- _SHORT PROBLEM_
Scan the data below for the string "chart". Show every line where it turns up.

++++++++++

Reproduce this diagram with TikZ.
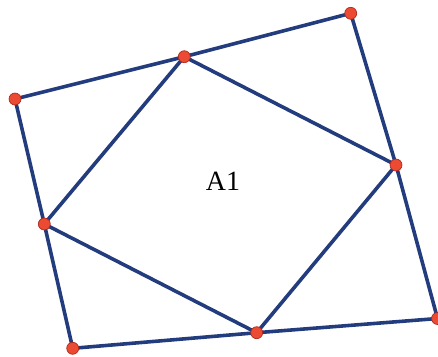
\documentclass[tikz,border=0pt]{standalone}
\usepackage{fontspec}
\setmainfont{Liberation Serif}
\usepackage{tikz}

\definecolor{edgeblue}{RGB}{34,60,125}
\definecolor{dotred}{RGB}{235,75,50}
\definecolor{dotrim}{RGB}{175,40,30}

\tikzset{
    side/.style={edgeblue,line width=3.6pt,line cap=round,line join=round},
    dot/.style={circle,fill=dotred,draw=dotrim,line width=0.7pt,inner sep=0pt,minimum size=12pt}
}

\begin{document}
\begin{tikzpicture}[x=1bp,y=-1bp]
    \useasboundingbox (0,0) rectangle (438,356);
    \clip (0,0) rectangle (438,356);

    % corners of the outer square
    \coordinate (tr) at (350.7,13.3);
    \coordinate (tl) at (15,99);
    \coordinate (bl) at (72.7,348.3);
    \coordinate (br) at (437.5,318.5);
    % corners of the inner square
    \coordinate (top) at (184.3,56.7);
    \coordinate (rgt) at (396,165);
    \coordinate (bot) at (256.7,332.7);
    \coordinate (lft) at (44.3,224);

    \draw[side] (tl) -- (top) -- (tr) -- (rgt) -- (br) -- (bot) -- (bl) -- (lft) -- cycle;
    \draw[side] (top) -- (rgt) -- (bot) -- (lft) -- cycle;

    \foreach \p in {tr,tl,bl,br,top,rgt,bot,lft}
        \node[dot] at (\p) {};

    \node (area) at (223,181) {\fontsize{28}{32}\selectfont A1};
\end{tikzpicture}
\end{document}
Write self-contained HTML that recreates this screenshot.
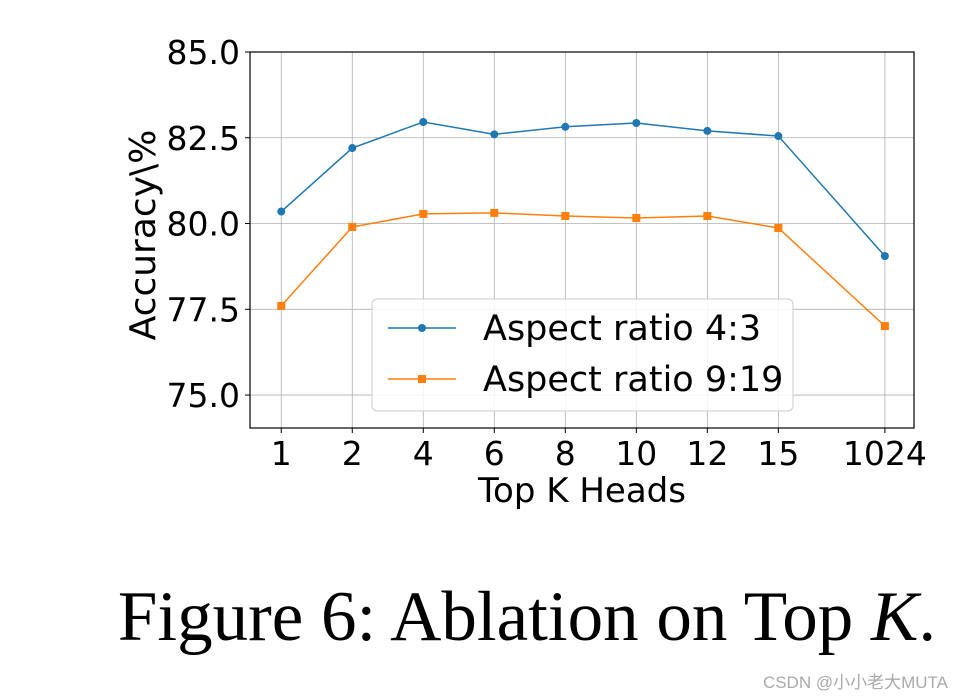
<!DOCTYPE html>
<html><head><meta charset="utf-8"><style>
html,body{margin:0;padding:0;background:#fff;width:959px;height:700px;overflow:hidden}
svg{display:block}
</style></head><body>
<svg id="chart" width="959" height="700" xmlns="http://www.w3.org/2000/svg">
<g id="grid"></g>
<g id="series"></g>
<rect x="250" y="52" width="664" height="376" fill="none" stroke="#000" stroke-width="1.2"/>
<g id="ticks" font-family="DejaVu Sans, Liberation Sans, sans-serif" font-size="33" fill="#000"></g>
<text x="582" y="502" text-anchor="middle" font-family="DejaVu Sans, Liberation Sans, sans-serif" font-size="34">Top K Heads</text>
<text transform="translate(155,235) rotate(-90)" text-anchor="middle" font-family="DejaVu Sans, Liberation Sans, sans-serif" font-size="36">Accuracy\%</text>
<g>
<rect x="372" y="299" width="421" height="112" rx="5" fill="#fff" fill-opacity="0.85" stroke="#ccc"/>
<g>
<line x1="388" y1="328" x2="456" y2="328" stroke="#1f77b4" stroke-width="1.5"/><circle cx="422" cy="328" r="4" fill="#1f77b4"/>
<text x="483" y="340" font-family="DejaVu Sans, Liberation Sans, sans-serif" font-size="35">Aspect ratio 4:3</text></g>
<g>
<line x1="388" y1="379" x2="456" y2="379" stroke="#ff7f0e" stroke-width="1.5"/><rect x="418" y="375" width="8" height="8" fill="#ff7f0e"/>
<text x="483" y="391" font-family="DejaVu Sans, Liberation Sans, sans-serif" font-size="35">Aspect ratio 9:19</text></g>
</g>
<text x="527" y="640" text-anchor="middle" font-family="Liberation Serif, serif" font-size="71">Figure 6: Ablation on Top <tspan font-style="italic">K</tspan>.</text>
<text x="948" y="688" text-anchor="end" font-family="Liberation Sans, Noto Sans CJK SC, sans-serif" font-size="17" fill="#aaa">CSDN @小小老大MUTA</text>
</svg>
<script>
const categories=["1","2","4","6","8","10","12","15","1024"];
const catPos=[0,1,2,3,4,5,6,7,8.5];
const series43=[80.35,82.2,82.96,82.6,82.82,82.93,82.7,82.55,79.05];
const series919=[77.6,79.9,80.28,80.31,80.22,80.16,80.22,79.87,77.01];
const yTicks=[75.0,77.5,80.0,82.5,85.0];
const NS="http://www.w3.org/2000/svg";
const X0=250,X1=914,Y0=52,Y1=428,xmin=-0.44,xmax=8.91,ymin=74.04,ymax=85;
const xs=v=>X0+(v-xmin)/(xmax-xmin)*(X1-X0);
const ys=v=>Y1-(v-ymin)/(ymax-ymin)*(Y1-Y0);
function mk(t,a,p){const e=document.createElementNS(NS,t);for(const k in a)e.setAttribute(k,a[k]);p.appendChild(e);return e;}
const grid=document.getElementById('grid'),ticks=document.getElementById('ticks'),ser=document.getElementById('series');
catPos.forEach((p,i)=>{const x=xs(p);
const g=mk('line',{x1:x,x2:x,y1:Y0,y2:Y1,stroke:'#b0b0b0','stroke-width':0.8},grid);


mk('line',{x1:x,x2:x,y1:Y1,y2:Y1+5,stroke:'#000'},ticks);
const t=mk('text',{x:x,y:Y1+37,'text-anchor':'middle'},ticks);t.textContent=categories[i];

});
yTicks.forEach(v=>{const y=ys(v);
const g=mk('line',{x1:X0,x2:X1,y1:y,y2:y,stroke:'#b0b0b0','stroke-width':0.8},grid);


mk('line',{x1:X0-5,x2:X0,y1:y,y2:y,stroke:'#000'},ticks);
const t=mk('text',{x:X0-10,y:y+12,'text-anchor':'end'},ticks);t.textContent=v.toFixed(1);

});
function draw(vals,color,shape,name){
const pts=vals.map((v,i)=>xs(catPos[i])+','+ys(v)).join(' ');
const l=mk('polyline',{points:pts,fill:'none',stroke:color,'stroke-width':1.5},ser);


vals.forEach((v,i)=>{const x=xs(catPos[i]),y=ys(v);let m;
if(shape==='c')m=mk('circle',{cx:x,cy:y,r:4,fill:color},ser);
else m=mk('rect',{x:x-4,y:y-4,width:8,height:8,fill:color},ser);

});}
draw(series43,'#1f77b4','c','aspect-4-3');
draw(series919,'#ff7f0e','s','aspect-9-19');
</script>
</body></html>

++++++++++

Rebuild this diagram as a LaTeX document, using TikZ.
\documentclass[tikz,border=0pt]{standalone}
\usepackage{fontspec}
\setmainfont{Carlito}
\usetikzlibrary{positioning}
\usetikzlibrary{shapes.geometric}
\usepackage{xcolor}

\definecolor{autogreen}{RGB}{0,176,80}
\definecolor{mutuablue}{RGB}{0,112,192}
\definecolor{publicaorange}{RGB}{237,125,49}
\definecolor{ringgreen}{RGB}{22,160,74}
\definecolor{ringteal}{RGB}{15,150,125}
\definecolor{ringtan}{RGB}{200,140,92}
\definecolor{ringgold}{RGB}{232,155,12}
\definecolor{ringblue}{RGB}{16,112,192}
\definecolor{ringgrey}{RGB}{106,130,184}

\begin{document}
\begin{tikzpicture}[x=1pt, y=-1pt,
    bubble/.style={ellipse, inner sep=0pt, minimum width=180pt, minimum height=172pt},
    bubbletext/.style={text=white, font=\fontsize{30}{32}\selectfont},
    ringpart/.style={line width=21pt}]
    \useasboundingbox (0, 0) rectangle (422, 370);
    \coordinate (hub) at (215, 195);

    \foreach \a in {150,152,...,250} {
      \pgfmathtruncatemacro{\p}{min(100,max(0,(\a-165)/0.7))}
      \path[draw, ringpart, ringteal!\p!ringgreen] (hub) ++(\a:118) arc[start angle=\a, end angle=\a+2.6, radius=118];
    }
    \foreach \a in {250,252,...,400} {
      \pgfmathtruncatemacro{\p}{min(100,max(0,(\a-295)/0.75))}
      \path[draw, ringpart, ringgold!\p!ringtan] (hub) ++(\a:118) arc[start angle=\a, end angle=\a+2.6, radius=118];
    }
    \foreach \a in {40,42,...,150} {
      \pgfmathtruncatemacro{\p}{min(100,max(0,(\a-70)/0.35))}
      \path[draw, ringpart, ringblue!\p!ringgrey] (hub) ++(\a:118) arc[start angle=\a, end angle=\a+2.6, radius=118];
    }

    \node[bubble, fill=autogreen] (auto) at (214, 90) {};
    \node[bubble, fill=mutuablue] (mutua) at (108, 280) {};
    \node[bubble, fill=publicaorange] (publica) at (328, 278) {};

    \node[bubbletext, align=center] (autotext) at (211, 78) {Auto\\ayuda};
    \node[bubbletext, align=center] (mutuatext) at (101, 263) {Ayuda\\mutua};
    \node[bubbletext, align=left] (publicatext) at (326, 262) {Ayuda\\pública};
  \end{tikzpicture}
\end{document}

++++++++++

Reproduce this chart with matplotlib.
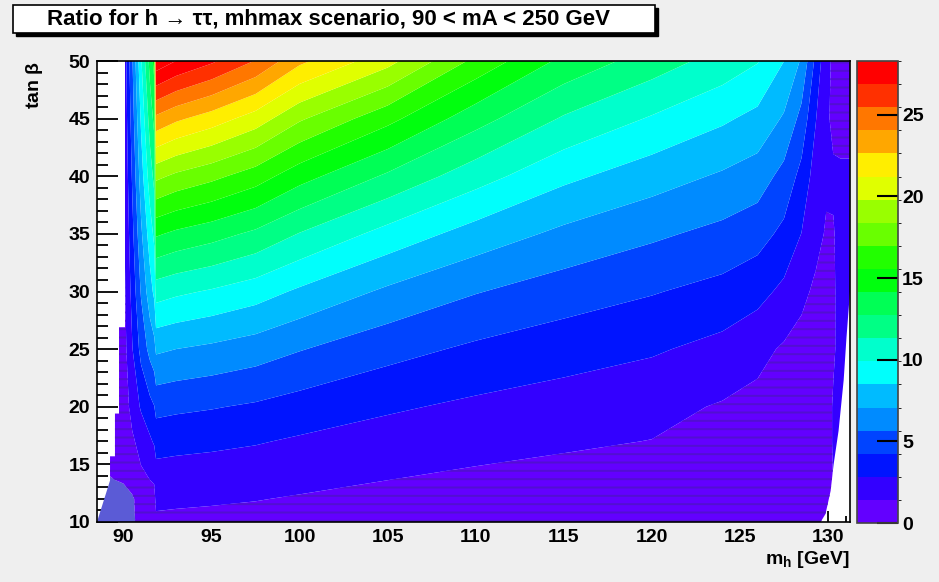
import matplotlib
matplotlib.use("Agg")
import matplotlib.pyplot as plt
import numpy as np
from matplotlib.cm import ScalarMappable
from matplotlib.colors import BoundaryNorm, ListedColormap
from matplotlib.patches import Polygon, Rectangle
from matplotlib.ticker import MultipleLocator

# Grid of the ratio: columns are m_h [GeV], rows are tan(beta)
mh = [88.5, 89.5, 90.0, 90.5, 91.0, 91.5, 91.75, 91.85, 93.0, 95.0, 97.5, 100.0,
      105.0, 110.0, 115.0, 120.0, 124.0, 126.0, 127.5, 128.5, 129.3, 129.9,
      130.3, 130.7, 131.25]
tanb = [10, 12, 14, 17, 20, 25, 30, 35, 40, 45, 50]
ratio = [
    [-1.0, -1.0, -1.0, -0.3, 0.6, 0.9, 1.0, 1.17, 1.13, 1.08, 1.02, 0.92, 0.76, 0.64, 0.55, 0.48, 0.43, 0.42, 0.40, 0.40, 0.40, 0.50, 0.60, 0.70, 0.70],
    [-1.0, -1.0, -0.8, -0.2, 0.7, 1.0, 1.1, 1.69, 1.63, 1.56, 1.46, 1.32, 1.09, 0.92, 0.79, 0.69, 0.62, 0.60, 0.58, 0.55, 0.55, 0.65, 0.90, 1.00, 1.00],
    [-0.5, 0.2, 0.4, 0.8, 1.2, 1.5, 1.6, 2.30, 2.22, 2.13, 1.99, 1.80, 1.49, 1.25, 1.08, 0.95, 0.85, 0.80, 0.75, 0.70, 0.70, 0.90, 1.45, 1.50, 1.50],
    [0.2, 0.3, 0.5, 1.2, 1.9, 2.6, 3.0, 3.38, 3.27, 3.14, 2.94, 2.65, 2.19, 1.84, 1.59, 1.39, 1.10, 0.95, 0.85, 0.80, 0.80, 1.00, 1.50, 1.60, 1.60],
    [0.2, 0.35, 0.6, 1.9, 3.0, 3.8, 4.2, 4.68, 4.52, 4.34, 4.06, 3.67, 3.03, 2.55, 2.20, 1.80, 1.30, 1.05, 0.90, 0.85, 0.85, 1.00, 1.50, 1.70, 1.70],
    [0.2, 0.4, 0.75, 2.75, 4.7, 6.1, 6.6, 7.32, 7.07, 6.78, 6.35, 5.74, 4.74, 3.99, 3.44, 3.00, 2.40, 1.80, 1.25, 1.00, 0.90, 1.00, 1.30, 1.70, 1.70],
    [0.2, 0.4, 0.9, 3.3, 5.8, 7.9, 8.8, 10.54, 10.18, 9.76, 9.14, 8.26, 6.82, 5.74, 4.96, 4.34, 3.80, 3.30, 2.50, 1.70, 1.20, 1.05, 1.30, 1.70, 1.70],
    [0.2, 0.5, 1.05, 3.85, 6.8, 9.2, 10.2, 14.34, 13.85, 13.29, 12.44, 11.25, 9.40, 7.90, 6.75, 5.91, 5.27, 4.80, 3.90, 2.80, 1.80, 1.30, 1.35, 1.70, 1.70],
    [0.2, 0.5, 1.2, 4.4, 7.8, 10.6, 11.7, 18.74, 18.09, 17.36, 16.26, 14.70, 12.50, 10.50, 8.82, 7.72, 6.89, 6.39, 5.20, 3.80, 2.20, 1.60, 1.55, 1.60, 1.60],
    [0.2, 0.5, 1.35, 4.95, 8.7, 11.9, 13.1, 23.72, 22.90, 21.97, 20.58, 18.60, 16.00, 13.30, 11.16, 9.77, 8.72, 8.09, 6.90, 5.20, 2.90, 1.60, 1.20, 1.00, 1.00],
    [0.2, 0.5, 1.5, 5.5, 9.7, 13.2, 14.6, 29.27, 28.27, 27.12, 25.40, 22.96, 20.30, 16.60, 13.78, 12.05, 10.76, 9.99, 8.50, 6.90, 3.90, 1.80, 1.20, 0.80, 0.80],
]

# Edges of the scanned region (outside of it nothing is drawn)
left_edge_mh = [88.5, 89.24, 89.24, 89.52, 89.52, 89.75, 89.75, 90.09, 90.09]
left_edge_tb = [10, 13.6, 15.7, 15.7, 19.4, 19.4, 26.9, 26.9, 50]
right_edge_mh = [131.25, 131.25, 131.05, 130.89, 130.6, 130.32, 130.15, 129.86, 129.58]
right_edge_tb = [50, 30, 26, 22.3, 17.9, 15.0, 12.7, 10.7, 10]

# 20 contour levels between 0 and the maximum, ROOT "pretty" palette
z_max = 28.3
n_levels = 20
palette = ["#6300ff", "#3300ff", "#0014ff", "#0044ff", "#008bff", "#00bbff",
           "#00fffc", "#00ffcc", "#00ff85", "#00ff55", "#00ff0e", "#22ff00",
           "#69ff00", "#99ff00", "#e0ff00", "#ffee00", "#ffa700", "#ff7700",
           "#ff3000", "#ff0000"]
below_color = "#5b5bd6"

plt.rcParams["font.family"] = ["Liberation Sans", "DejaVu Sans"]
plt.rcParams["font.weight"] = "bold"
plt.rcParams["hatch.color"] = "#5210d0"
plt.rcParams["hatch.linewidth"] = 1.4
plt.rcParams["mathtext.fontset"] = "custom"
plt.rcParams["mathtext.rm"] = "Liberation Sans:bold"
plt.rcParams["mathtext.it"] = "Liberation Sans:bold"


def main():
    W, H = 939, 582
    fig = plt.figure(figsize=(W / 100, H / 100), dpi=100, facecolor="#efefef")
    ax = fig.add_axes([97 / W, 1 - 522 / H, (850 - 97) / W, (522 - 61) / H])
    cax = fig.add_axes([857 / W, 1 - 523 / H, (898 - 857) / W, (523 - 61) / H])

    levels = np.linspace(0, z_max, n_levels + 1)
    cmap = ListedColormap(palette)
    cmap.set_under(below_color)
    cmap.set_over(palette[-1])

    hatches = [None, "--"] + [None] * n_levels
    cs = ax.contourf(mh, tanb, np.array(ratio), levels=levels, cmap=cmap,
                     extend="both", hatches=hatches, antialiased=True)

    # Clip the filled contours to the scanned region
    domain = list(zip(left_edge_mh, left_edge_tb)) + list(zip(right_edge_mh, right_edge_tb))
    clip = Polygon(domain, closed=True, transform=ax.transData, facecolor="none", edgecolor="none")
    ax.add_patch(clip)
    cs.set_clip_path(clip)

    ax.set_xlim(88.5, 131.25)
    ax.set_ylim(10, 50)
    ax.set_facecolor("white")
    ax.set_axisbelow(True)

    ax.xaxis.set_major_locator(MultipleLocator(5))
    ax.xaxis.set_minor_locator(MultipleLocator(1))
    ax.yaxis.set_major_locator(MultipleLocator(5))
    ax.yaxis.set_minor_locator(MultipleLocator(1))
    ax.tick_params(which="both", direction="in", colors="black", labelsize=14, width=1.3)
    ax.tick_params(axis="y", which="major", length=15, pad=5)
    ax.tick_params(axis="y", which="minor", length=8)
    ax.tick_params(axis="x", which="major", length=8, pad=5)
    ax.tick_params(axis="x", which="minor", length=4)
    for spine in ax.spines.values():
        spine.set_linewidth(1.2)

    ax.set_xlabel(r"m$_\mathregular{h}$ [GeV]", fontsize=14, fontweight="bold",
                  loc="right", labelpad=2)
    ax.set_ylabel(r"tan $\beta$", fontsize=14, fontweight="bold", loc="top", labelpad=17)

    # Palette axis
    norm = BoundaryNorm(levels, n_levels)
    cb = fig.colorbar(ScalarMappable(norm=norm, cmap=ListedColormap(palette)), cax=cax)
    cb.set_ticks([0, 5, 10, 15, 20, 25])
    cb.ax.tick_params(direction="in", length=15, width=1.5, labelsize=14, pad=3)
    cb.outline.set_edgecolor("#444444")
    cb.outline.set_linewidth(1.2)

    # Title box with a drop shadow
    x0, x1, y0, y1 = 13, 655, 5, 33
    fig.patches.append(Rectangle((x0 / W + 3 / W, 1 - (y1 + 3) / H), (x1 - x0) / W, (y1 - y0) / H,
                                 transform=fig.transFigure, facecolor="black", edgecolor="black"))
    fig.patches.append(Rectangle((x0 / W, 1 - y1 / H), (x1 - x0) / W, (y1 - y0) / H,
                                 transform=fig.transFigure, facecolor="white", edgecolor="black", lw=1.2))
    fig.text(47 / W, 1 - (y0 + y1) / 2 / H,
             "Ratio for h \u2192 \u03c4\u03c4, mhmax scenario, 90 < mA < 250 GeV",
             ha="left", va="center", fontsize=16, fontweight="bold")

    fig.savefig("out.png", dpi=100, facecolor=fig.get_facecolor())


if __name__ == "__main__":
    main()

++++++++++

- _EXERCISE RESPONSE_
<svg id="chart" width="959" height="700" xmlns="http://www.w3.org/2000/svg">
Reproduce this chart with matplotlib.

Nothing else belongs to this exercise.